Raw records:
┌──
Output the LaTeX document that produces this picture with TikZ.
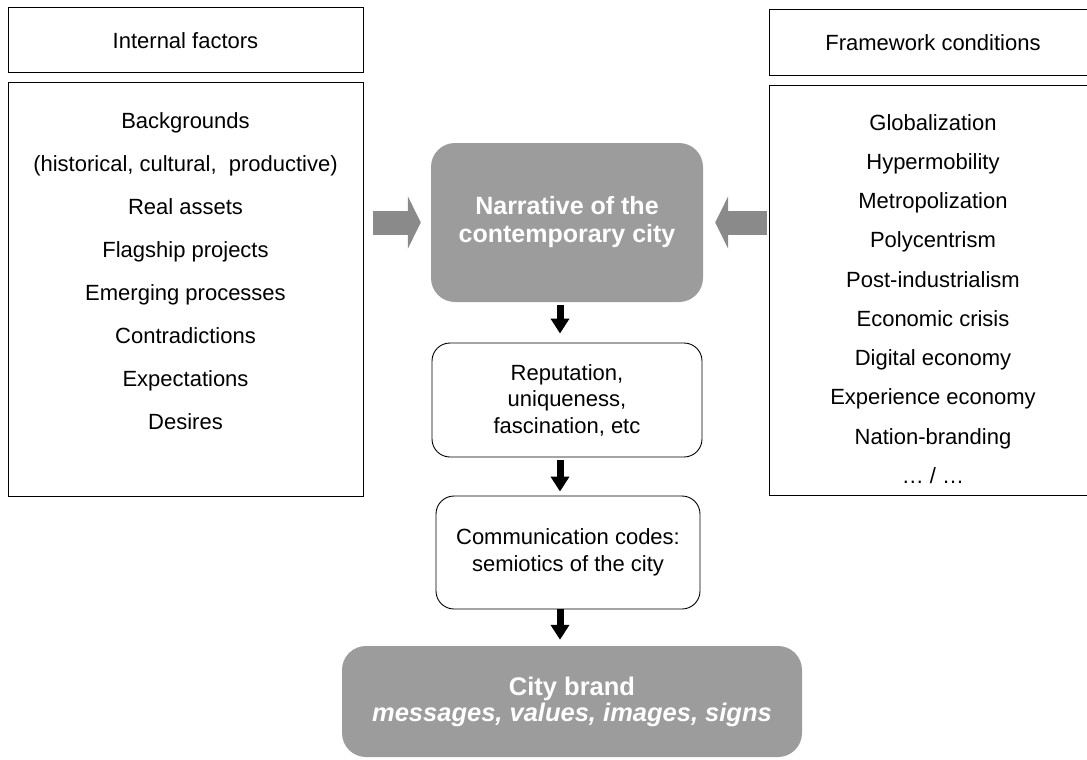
└──
┌──
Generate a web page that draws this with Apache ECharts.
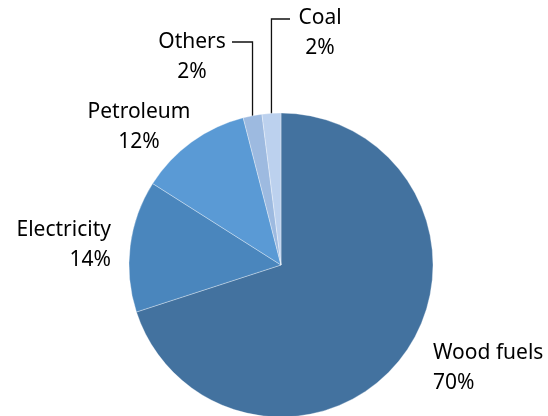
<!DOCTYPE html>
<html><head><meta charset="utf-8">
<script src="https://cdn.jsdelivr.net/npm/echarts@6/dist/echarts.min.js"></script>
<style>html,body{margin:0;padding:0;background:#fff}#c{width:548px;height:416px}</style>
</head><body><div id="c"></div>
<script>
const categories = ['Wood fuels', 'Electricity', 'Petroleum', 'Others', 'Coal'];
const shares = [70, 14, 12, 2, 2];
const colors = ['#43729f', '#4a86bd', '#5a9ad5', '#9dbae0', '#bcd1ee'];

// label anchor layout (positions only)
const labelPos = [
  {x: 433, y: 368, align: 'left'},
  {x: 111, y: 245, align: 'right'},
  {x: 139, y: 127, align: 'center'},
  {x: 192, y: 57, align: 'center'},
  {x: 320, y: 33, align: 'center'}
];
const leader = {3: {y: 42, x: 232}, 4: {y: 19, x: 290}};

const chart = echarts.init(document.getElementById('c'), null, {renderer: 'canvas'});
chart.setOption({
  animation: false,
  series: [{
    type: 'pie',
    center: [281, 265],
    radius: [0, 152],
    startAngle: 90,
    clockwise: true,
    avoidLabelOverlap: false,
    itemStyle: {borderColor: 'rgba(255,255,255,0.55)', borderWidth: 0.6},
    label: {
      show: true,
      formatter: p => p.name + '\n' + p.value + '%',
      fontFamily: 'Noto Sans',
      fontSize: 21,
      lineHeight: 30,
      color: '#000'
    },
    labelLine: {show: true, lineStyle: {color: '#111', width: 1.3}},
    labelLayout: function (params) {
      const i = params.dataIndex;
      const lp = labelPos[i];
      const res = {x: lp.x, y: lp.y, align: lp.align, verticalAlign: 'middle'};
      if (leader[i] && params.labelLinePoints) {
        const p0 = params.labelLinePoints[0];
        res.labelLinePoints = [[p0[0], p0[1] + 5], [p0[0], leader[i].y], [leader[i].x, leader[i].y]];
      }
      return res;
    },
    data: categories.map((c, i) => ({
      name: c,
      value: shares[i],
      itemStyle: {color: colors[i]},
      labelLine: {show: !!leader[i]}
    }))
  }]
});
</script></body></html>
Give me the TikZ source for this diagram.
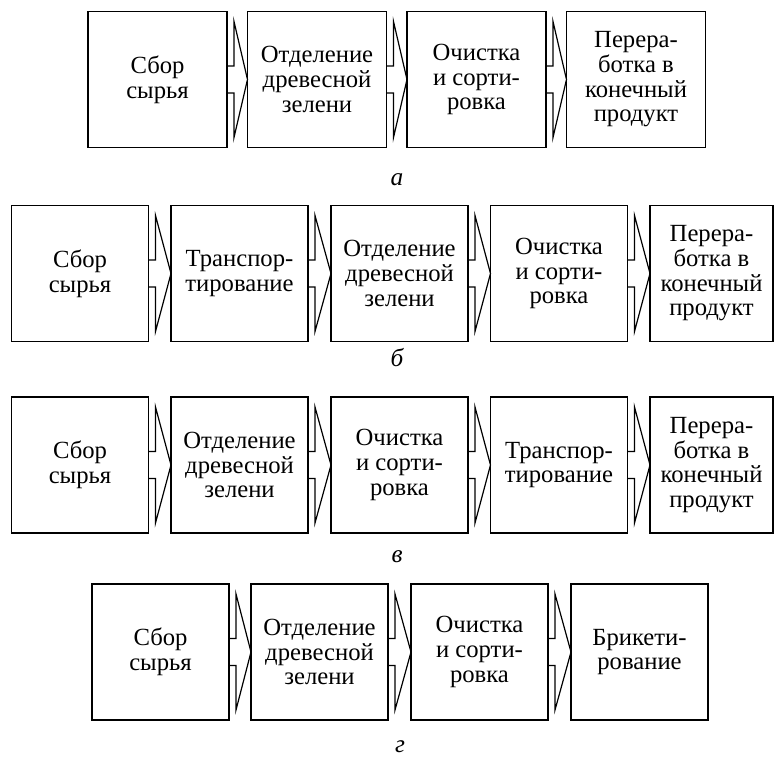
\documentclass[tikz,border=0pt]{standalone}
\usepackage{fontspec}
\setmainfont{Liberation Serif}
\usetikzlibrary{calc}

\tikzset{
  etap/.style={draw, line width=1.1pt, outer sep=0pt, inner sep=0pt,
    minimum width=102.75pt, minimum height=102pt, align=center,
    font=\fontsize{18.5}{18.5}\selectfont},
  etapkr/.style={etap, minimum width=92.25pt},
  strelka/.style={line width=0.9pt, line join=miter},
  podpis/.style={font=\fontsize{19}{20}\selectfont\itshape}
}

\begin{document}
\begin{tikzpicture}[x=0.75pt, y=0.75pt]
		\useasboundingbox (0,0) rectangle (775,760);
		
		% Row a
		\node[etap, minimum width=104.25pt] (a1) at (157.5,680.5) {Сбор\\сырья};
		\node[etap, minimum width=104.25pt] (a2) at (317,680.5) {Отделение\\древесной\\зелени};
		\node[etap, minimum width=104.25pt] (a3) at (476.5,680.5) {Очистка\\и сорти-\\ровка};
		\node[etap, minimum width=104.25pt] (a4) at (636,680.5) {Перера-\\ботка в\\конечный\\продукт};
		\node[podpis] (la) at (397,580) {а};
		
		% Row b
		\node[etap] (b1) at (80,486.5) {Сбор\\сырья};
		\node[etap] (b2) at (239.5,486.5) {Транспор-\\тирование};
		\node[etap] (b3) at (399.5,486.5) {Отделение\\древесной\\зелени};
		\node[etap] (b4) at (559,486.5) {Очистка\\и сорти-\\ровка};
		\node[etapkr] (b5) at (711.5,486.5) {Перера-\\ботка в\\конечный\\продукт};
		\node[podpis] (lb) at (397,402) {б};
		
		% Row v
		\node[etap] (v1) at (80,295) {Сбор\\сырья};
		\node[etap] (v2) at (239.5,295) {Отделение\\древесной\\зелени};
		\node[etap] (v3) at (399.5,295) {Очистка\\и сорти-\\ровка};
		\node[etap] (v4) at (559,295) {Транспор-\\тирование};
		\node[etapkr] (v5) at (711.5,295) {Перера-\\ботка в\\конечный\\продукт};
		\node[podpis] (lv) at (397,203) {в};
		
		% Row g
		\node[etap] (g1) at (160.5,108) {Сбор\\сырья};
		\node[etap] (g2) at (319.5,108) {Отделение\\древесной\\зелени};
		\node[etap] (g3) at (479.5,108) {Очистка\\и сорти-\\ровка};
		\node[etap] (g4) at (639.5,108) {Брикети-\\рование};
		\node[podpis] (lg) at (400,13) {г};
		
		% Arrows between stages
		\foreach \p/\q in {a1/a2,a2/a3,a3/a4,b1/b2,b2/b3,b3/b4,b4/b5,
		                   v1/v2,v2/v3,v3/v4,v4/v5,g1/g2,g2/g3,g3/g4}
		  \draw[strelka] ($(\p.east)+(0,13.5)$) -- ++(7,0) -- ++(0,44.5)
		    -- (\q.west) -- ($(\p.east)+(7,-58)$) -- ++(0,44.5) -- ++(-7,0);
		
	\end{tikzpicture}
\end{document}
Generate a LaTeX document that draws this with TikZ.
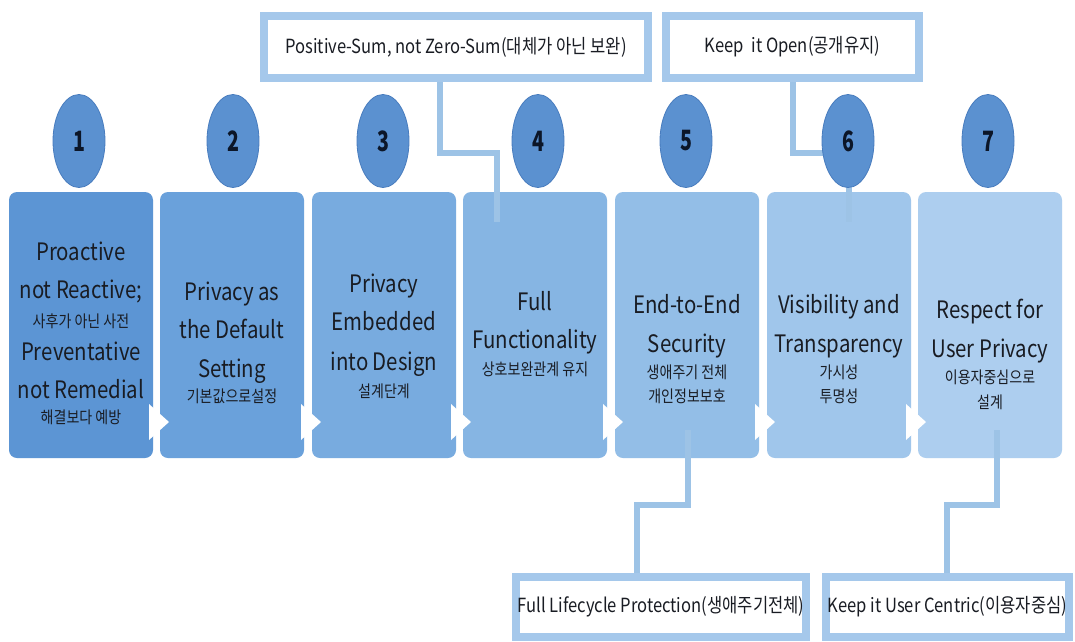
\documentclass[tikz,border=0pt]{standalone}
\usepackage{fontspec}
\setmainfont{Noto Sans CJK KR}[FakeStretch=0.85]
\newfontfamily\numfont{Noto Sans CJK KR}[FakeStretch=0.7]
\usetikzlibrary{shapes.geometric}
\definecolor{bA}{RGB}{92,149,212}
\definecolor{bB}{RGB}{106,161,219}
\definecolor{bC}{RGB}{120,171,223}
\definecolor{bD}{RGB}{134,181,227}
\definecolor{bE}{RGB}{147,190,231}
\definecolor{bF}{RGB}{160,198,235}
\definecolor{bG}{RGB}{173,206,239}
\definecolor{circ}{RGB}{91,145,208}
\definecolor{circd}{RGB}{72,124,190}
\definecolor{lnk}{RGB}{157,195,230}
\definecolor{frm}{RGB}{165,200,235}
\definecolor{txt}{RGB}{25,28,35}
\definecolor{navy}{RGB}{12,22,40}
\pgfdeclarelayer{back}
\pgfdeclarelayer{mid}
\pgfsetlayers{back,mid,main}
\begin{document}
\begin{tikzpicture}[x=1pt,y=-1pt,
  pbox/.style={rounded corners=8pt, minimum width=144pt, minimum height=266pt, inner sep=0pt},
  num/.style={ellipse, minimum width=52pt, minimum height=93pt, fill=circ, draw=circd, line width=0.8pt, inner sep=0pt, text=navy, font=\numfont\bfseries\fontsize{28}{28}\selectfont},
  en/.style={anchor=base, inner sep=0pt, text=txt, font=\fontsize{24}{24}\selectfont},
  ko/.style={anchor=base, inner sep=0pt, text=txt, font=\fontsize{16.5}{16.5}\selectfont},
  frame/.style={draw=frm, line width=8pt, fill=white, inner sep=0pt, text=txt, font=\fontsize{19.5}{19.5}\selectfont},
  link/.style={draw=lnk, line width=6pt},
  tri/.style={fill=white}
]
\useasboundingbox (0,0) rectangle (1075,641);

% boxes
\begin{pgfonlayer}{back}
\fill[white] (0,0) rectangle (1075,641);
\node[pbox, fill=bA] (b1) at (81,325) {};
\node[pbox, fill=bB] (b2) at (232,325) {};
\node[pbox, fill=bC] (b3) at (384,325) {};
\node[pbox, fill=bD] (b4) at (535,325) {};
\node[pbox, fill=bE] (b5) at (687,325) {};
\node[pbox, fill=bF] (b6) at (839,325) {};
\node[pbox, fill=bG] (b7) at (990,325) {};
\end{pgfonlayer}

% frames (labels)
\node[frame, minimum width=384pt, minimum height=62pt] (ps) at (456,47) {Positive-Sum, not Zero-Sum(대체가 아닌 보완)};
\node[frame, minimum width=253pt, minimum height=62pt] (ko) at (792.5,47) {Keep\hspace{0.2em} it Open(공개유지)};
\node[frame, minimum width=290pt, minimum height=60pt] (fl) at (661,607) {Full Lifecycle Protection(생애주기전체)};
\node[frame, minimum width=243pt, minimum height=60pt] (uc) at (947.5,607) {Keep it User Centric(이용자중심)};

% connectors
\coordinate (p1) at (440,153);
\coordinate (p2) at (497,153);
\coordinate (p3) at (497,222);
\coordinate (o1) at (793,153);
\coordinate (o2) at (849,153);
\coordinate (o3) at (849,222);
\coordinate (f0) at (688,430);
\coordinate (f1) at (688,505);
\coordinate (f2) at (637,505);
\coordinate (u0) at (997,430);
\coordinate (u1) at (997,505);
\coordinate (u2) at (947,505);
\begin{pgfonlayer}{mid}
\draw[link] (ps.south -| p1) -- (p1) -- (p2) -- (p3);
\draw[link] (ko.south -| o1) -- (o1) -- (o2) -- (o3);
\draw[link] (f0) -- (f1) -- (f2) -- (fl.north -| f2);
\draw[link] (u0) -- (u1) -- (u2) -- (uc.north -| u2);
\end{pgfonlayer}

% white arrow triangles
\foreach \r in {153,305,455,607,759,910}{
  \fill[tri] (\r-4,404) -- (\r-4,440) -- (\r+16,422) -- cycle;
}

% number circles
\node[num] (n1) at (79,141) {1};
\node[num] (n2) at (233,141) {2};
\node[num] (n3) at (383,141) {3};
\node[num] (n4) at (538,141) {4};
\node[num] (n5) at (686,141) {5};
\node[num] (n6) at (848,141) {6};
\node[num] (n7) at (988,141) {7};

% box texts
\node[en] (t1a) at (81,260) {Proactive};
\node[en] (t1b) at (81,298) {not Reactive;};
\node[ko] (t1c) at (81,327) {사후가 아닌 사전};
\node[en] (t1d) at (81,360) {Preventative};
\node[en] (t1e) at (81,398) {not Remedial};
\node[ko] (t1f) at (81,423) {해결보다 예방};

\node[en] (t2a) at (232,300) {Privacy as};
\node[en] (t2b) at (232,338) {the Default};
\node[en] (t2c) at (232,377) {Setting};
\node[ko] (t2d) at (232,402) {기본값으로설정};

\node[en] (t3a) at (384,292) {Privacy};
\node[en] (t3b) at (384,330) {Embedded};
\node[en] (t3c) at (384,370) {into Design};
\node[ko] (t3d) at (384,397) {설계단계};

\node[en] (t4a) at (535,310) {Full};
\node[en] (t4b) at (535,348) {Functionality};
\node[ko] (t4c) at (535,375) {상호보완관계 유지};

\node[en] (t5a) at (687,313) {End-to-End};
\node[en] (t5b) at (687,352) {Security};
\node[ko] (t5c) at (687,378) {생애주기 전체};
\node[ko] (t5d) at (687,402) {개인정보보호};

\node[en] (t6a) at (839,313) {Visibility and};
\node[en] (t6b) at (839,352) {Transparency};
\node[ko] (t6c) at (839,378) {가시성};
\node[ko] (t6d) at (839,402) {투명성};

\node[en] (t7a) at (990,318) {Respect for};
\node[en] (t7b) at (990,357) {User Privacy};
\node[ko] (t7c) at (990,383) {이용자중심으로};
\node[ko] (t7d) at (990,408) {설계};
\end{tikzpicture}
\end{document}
└──
The problem: Leave out every picture, then retype exactly the lines from the one containing "Give me the TikZ source for this diagram." through the one containing "(lv) at (397,203)".

Exercise result:
Give me the TikZ source for this diagram.
\documentclass[tikz,border=0pt]{standalone}
\usepackage{fontspec}
\setmainfont{Liberation Serif}
\usetikzlibrary{calc}

\tikzset{
  etap/.style={draw, line width=1.1pt, outer sep=0pt, inner sep=0pt,
    minimum width=102.75pt, minimum height=102pt, align=center,
    font=\fontsize{18.5}{18.5}\selectfont},
  etapkr/.style={etap, minimum width=92.25pt},
  strelka/.style={line width=0.9pt, line join=miter},
  podpis/.style={font=\fontsize{19}{20}\selectfont\itshape}
}

\begin{document}
\begin{tikzpicture}[x=0.75pt, y=0.75pt]
		\useasboundingbox (0,0) rectangle (775,760);
		
		% Row a
		\node[etap, minimum width=104.25pt] (a1) at (157.5,680.5) {Сбор\\сырья};
		\node[etap, minimum width=104.25pt] (a2) at (317,680.5) {Отделение\\древесной\\зелени};
		\node[etap, minimum width=104.25pt] (a3) at (476.5,680.5) {Очистка\\и сорти-\\ровка};
		\node[etap, minimum width=104.25pt] (a4) at (636,680.5) {Перера-\\ботка в\\конечный\\продукт};
		\node[podpis] (la) at (397,580) {а};
		
		% Row b
		\node[etap] (b1) at (80,486.5) {Сбор\\сырья};
		\node[etap] (b2) at (239.5,486.5) {Транспор-\\тирование};
		\node[etap] (b3) at (399.5,486.5) {Отделение\\древесной\\зелени};
		\node[etap] (b4) at (559,486.5) {Очистка\\и сорти-\\ровка};
		\node[etapkr] (b5) at (711.5,486.5) {Перера-\\ботка в\\конечный\\продукт};
		\node[podpis] (lb) at (397,402) {б};
		
		% Row v
		\node[etap] (v1) at (80,295) {Сбор\\сырья};
		\node[etap] (v2) at (239.5,295) {Отделение\\древесной\\зелени};
		\node[etap] (v3) at (399.5,295) {Очистка\\и сорти-\\ровка};
		\node[etap] (v4) at (559,295) {Транспор-\\тирование};
		\node[etapkr] (v5) at (711.5,295) {Перера-\\ботка в\\конечный\\продукт};
		\node[podpis] (lv) at (397,203) {в};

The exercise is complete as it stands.